Much has already been written about the inspiring life of Hal Wootten who passed away on July 27 at the age of 98. I do not want to recount all his achievements here but only recall my brief but brilliant encounters with Hal and his enormous contribution to understand and support the Palestinian cause.
I first met Hal on 7 July 2007. The date sticks because it was during a tea break at one of the first academic conferences at which I was invited to present a paper. It was a conference celebrating the life and works of the late international law jurist Professor Julius Stone. The conference was held on the centenary of his birth and hosted at Sydney University’s old Phillip St. campus. Professor Stone, a former professor at Sydney University, was an ardent proponent of universalist values and also a strong supporter of Israel. My modest conference paper set out to better understand and reconcile Professor Stone’s motivations. (paper here, for those interested).
Hal approached me after the talk and, as I have now learned is common of Hal’s approach, he cut straight to the chase. He asked me why my paper did not engage more with Stone’s legal arguments. Not wanting to sound like I didn’t know the intricacies of Stone’s technical legal arguments (which I largely didn’t given to the fact that international law was and is not my area), I foolishly replied ‘Professor Stone’s international law arguments are just so rigorous, it’s hard to pick them apart’ to which Hal immediately replied ‘Ben, didn’t seem to have a problem doing it’ – referring to my co-presenter in that session Professor Ben Saul who skillfully engaged with Professor Stone’s work on its merits and picked apart the legal arguments just fine.
Hal continued to quiz me about the Palestinian community in Australia and my own background. I made it clear that I was more from Western Sydney than I was from the West Bank – but happy to indulge his interest. I asked his name and he replied ‘My name is Hal Wootten, I set up a law school not far from here a while back’.
Shortly after that meeting, later in 2007, Hal went to Ram’allah (I believe he also made it to Gaza eventually – if not on that trip, then a subsequent one) to learn more about the situation in Palestine. He met people on both sides of the conflict and earned respect from all. At 85 years old, during a protest at the famous Al-Manara Roundabout in Ram’allah, Hal was arrested with a group of other protestors by Israeli authorities.
As a seasoned lawyer, Hal immediately demanded to know from the Israeli authorities at the detention centre the legal grounds upon which he was being detained. Eventually, his persistence was deemed too troublesome and he was released. In true Hal Wootten fashion, he refused to leave the facility until his colleagues were all also released – which they duly were.
Hal made an effort to visit as many law faculties in Palestine in order to see how he could help. He figured that the most practical way to help was to arrange for promising Palestinian law graduates to continue their higher education in Australia. He pulled some strings and organised a multi-million dollar grant scheme (possibly through Union Aid Abroad-APHEDA) to get Palestinian law graduates into Australian universities to complete their Master and PhD level studies in law. The scheme was resoundingly successful.
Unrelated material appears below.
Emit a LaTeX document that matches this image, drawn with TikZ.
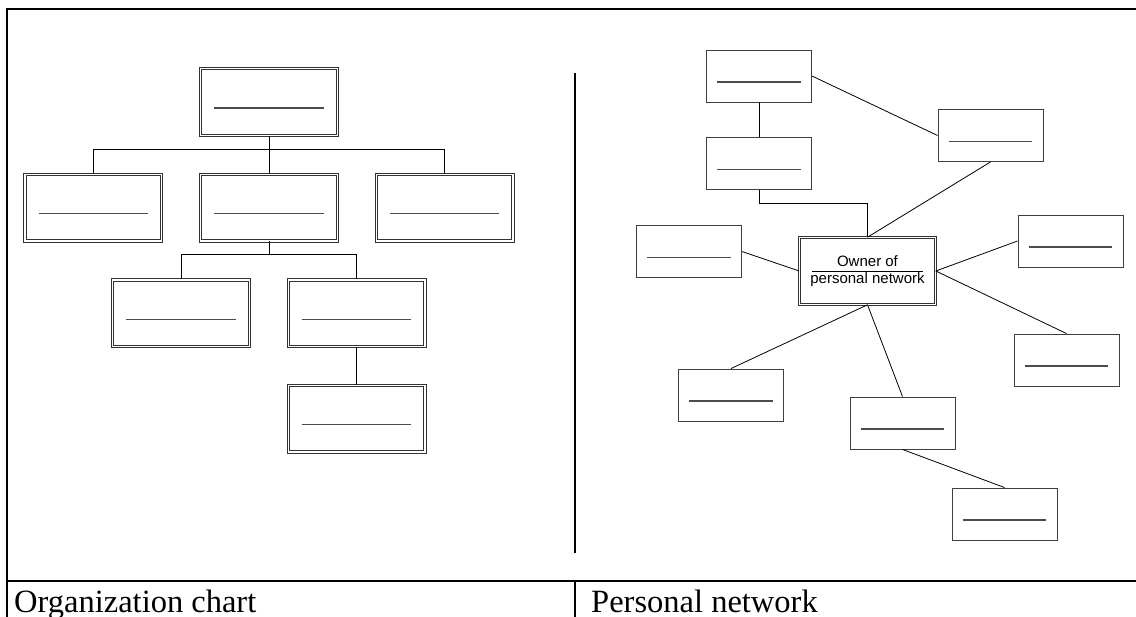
\documentclass[tikz,border=0pt]{standalone}
\usepackage{fontspec}
\setmainfont{Liberation Serif}
\newfontfamily\boxfont{Liberation Sans}
\usetikzlibrary{positioning}
\tikzset{
  % boxes of the organization chart
  orgbox/.style={
    draw=black!80, double, line width=1pt, double distance=1.4pt,
    minimum width=136.6pt, minimum height=66.6pt, inner sep=0pt
  },
  % boxes of the personal network
  netbox/.style={
    draw=black!75, line width=0.9pt,
    minimum width=105pt, minimum height=52pt, inner sep=0pt
  },
  ownerbox/.style={
    draw=black!80, double, line width=1pt, double distance=1.4pt,
    minimum width=135.6pt, minimum height=66.6pt, inner sep=0pt
  },
  ownertext/.style={anchor=base, inner sep=0pt,
    font=\boxfont\fontsize{15}{17}\selectfont},
  % line across an empty box
  blankrule/.style={draw=black!70, line width=1.3pt},
  link/.style={draw=black, line width=0.8pt},
  frameline/.style={line width=2pt},
  caption/.style={anchor=base west, inner sep=0pt,
    font=\fontsize{32.5}{36}\selectfont},
}

\begin{document}
\begin{tikzpicture}[x=1pt, y=-1pt, node distance=38pt]
  \useasboundingbox (0,0) rectangle (1136,617);

  %% -- Frame --
  \draw[frameline] (7,617) -- (7,9) -- (1136,9);
  \draw[frameline] (7,581) -- (1136,581);
  \draw[line width=1.5pt] (575,581) -- (575,617);
  \draw[line width=2pt] (575,73) -- (575,553);

  %% -- Organization chart --
  \node[orgbox] (boss) at (269,102) {};
  \node[orgbox, below=of boss]    (deptB) {};
  \node[orgbox, left=of deptB]    (deptA) {};
  \node[orgbox, right=of deptB]   (deptC) {};
  \node[orgbox, below=of deptB, xshift=87.5pt] (teamB) {};
  \node[orgbox, left=of teamB]    (teamA) {};
  \node[orgbox, below=of teamB]   (unitB) {};

  \foreach \n in {boss,deptA,deptB,deptC,teamA,teamB,unitB}
    \draw[blankrule] ([xshift=14pt,yshift=-6pt]\n.west) -- ([xshift=-14pt,yshift=-6pt]\n.east);

  \draw[link] (boss.south) -- (deptB.north);
  \draw[link] (boss.south) -- ++(0,14) -| (deptA.north);
  \draw[link] (boss.south) -- ++(0,14) -| (deptC.north);
  \draw[link] (deptB.south) -- ++(0,13) -| (teamA.north);
  \draw[link] (deptB.south) -- ++(0,13) -| (teamB.north);
  \draw[link] (teamB.south) -- (unitB.north);

  %% -- Personal network --
  \node[ownerbox] (owner) at (867.5,271) {};
  \node[ownertext] (ownerName) at ([yshift=4pt]owner.center) {Owner of};
  \node[ownertext] (ownerNet) at ([yshift=-13pt]owner.center) {personal network};
  \draw[link] ([xshift=13pt]owner.west) -- ([xshift=-13pt]owner.east);

  \node[netbox] (netA) at (759,76)    {};
  \node[netbox] (netB) at (759,163.5) {};
  \node[netbox] (netC) at (689,251.5) {};
  \node[netbox] (netD) at (990.5,135.5) {};
  \node[netbox] (netE) at (1070.5,241) {};
  \node[netbox] (netF) at (1066.5,360) {};
  \node[netbox] (netG) at (902.5,423) {};
  \node[netbox] (netH) at (1004.5,514) {};
  \node[netbox] (netI) at (731,395)   {};

  \foreach \n in {netA,netB,netC,netD,netE,netF,netG,netH,netI}
    \draw[blankrule] ([xshift=11pt,yshift=-6pt]\n.west) -- ([xshift=-11pt,yshift=-6pt]\n.east);

  \draw[link] (netA.south) -- (netB.north);
  \draw[link] (netA.east) -- (netD.west);
  \draw[link] (netB.south) -- ++(0,13) -| (owner.north);
  \draw[link] (owner.north) -- (netD.south);
  \draw[link] (netC.east) -- (owner.west);
  \draw[link] (owner.east) -- (netE.west);
  \draw[link] (owner.east) -- (netF.north);
  \draw[link] (owner.south) -- (netG.north);
  \draw[link] (owner.south) -- (netI.north);
  \draw[link] (netG.south) -- (netH.north);

  %% -- Captions --
  \node[caption] (orgcap) at (14,612) {Organization chart};
  \node[caption] (netcap) at (591,612) {Personal network};
\end{tikzpicture}
\end{document}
Leveraging his good will and contacts in Australia, Hal arranged for the Deans of 5 Palestinian law schools to visit Sydney and meet with their Australian counterparts. I was lucky enough to be invited by Hal and his wife Gillian to meet with the group. Both Hal and Gillian opened their home to me on several occasions and I had to pinch myself sometimes listening to Hal’s wonderful stories including how his old friend Sir John Kerr called him right after the dismissal seeking affirmation for his actions.
At 92, Hal enrolled as an undergraduate in Arab Studies and attended the inaugural Sydney Palestinian film festival. He subsequently became one of the driving forces behind the festival’s growth and its continuation to this day.
My last encounter with Hal was in early 2015 at another conference hosted by UNSW. I was invited to introduce and moderate a talk by Ha’aretz Journalist Amira Hass. Following the talk I was able to engage with some attendees who were critical of Hass’ views. Hal was nearby and I introduced him to the group. Friendly platitudes evaporated quickly as discussion turned to the Palestine Israel conflict. Hal’s sharpness had not faded, but I could see that he himself realized that his 93 year old body could not keep up with his mind. He chose to leave that discussion with great dignity.
Hal’s contribution to Palestinian progress remains a significant chapter for the Palestinian community. The law graduates he assisted continue to help build a future Palestinian state based on the rule of law and educate the next generation of Palestinian lawyers.
As a measure of the man, Hal’s great contribution to Palestinian legal progress is only a footnote beneath a long life of other monumental achievements.